Senza sapere neppure cosa stessi facendo, correndo e basta sono arrivata seconda.
La settimana dopo ci ho riprovato, e con i consigli di papà sulla condotta di gara ho addirittura vinto. Una sensazione che ricordo bene, ma che non poteva sostituire, e mai potrà sostituire, il piacere del gesto in sé.
La leggerezza del passo.
L’entusiasmo sommerso della fatica che ti monta dentro.
Il senso di pienezza che ti dà una corsa fatta bene.
Quello è il mio motore, ancora oggi.

Quando faccio un allenamento duro, anche durissimo, visualizzo un’enorme botte da vino, vino buono, ed è come se ogni passo, ogni ripetizione, ogni chilometro, mi aiutasse a riempirla.

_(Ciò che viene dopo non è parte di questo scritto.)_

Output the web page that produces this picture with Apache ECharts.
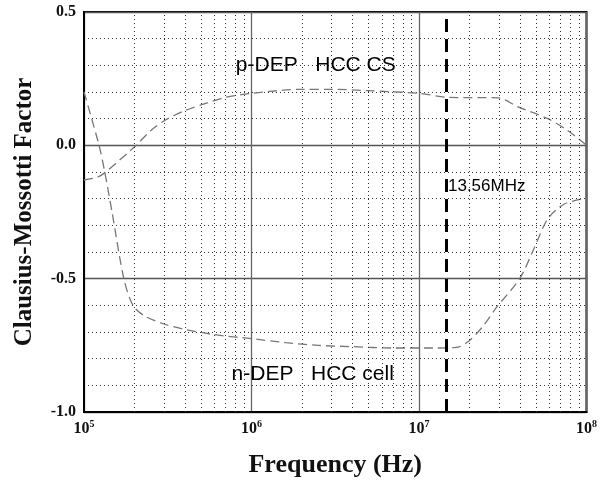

Con pazienza, un boccale alla volta.
E la gara è solo una valvola che si apre, dove svuotare tutto, senza pensieri.
La gara è il momento dove ciò che andava fatto è stato già fatto.
E io sono soltanto io.
Uguale a me stessa e diversa da prima.
Agile, magra e curiosa, come da bambina.
Una figlia la cui famiglia ha sempre corso.
Una donna che non poteva che correre pure lei, ma che ci ha comunque trovato dentro una ragione, un motivo, un significato tutto suo per amarlo per quello che è.